Remember that leadership is high-pressure, but it need never be solitary. Leaders are part of the team, not above it – and that makes leadership less scary than you might think.
Culture is People
Culture is everywhere. But we often ignore it. This is a mistake – because if you can forge a high-engagement ‘commitment culture’, high performance takes care of itself.
Three ingredients make a commitment culture. First, meaning. People need a sense of purpose. Try to answer that simple, all-important question: why are we doing this? Second, connection. Attempt to boost the emotional bonds within a group. Take stock frequently: are your teammates happy or sad, motivated or demoralised? Third, safety. Team members must feel able to make mistakes. Don’t hold grudges and learn to embrace failure.
The Courage to Perform
Anyone who’s watched an F1 race will know that the car isn’t everything. Races are won or lost by the support team: the team principal, the engineers, the behind-the-scenes tacticians. When a car pulls into the pit stop, dozens of people descend on it to change the tyres and lubricate its wheels. You also need a high-performing team to win your race.
How? Well, it’s in each of our hands to lead the people around us. Good leaders, though, aren’t dictators. They don’t micro-manage, and they don’t have to. In many respects, true leadership is hands-off. It’s about setting audacious targets, and trusting your team to achieve them. And it’s about finding the natural lieutenants around you – the ‘cultural architects’ – who can forge a high performance atmosphere.
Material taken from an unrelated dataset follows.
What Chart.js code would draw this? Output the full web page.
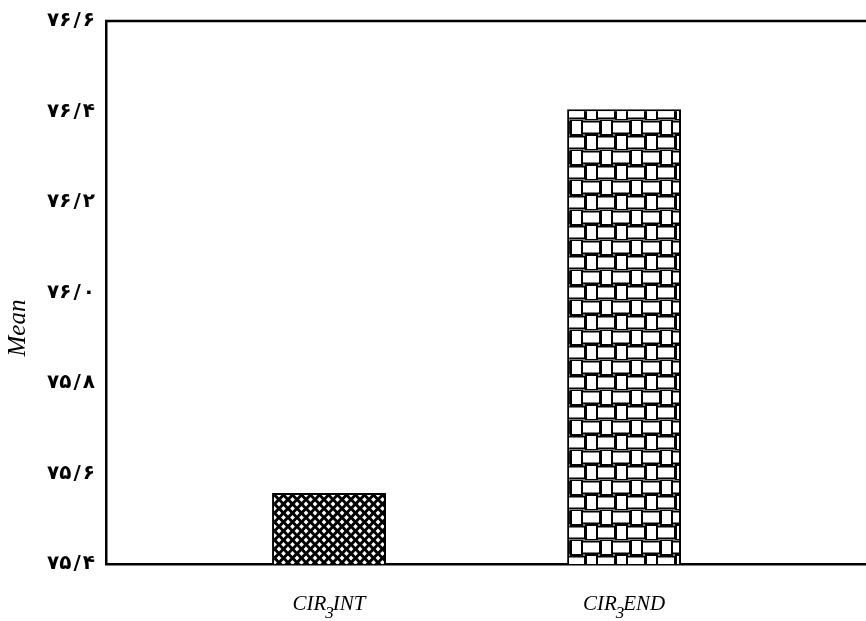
<!DOCTYPE html>
<html>
<head>
<meta charset="utf-8">
<script src="https://cdn.jsdelivr.net/npm/chart.js@4.4.1/dist/chart.umd.min.js"></script>
<style>
  html, body { margin: 0; padding: 0; background: #fff; }
  #wrap { width: 866px; height: 621px; position: relative; }
</style>
</head>
<body>
<div id="wrap"><canvas id="c" width="866" height="621"></canvas></div>
<script>
// ---- data ----
const categories = ['CIR3INT', 'CIR3END'];
const labelParts = [['CIR', '3', 'INT'], ['CIR', '3', 'END']];
const means = [75.557, 76.405];
const yTickValues = [75.4, 75.6, 75.8, 76.0, 76.2, 76.4, 76.6];
const yTickLabels = ['۷۵\u200a/\u200a۴', '۷۵\u200a/\u200a۶', '۷۵\u200a/\u200a۸', '۷۶\u200a/\u200a۰', '۷۶\u200a/\u200a۲', '۷۶\u200a/\u200a۴', '۷۶\u200a/\u200a۶'];
const yTitle = 'Mean';

// ---- patterns ----
function diamondPattern() {
  const P = 9;
  const c = document.createElement('canvas');
  c.width = P; c.height = P;
  const g = c.getContext('2d');
  g.fillStyle = '#000'; g.fillRect(0, 0, P, P);
  g.fillStyle = '#fff';
  const d = (x, y, r) => { g.beginPath(); g.moveTo(x, y - r); g.lineTo(x + r, y); g.lineTo(x, y + r); g.lineTo(x - r, y); g.closePath(); g.fill(); };
  const h = P / 2;
  d(h, h, 2.4); d(0, 0, 2.4); d(P, 0, 2.4); d(0, P, 2.4); d(P, P, 2.4);
  return g.createPattern(c, 'repeat');
}
function weavePattern() {
  const W = 30, H = 30;
  const c = document.createElement('canvas');
  c.width = W; c.height = H;
  const g = c.getContext('2d');
  g.fillStyle = '#fff'; g.fillRect(0, 0, W, H);
  g.strokeStyle = '#000'; g.lineWidth = 2;
  const rect = (x, y, w, h) => { [-W, 0, W].forEach(o => g.strokeRect(x + o, y, w, h)); };
  rect(1, 0, 11, 15);
  rect(12, 1.5, 18, 12);
  rect(16, 15, 11, 15);
  rect(27, 16.5, 18, 12);
  return g.createPattern(c, 'repeat');
}

const extras = {
  id: 'extras',
  afterDraw(chart) {
    const a = chart.chartArea, ctx = chart.ctx;
    ctx.save();
    ctx.strokeStyle = '#000'; ctx.lineWidth = 2.5;
    ctx.beginPath(); ctx.moveTo(a.left - 1, a.top); ctx.lineTo(a.right, a.top); ctx.stroke();
    const xs = chart.scales.x;
    ctx.fillStyle = '#000';
    ctx.textBaseline = 'alphabetic';
    const big = 'italic 21px "Liberation Serif", serif';
    const small = 'italic 17px "Liberation Serif", serif';
    labelParts.forEach((p, i) => {
      ctx.font = big; const w0 = ctx.measureText(p[0]).width, w2 = ctx.measureText(p[2]).width;
      ctx.font = small; const w1 = ctx.measureText(p[1]).width;
      const total = w0 + w1 + w2 - 2;
      let x = xs.getPixelForValue(i + 1) - total / 2;
      const base = 610;
      ctx.textAlign = 'left';
      ctx.font = big; ctx.fillText(p[0], x, base); x += w0;
      ctx.font = small; ctx.fillText(p[1], x - 1, base + 8); x += w1;
      ctx.font = big; ctx.fillText(p[2], x - 2, base);
    });
    ctx.translate(18, 328);
    ctx.rotate(-Math.PI / 2);
    ctx.textAlign = 'center'; ctx.textBaseline = 'middle';
    ctx.font = 'italic 25px "Liberation Serif", serif';
    ctx.fillText(yTitle, 0, 0);
    ctx.restore();
  }
};

new Chart(document.getElementById('c'), {
  type: 'bar',
  data: {
    datasets: [{
      data: categories.map((c, i) => ({ x: i + 1, y: means[i] })),
      backgroundColor: [diamondPattern(), weavePattern()],
      borderColor: '#000',
      borderWidth: 2,
      barPercentage: 0.386,
      categoryPercentage: 1
    }]
  },
  plugins: [extras],
  options: {
    responsive: false,
    animation: false,
    layout: { padding: { top: 19, right: 0, left: 0, bottom: 0 } },
    plugins: { legend: { display: false }, tooltip: { enabled: false } },
    scales: {
      x: {
        type: 'linear',
        min: 0.244, max: 2.82,
        offset: false,
        afterBuildTicks: s => { s.ticks = categories.map((c, i) => ({ value: i + 1 })); },
        afterFit: s => { s.height = 57; },
        grid: { display: false, drawTicks: false, offset: false },
        border: { display: true, color: '#000', width: 2.5 },
        ticks: { display: false }
      },
      y: {
        min: 75.4, max: 76.6,
        afterBuildTicks: s => { s.ticks = yTickValues.map(v => ({ value: v })); },
        afterFit: s => { s.width = 106; },
        grid: { display: false, drawTicks: false },
        border: { display: true, color: '#000', width: 2.5 },
        ticks: {
          callback: (v, i) => yTickLabels[i],
          color: '#000',
          padding: 11,
          font: { family: '"DejaVu Sans", sans-serif', weight: 'bold', size: 20, lineHeight: 1 }
        }
      }
    }
  }
});
</script>
</body>
</html>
Which leads us to culture. Success comes not just from the top down, but from the bottom up. You need everyone in the team to feel committed to the group’s objectives. And so the final step to high performance is about building a ‘commitment culture’: making it clear to your team why they should care about the group and creating a safe, nurturing environment in which they can be themselves.
As Tracey Neville put it, ‘People want to know why they’re doing it.’ Answer that question, and a vibrant culture will follow.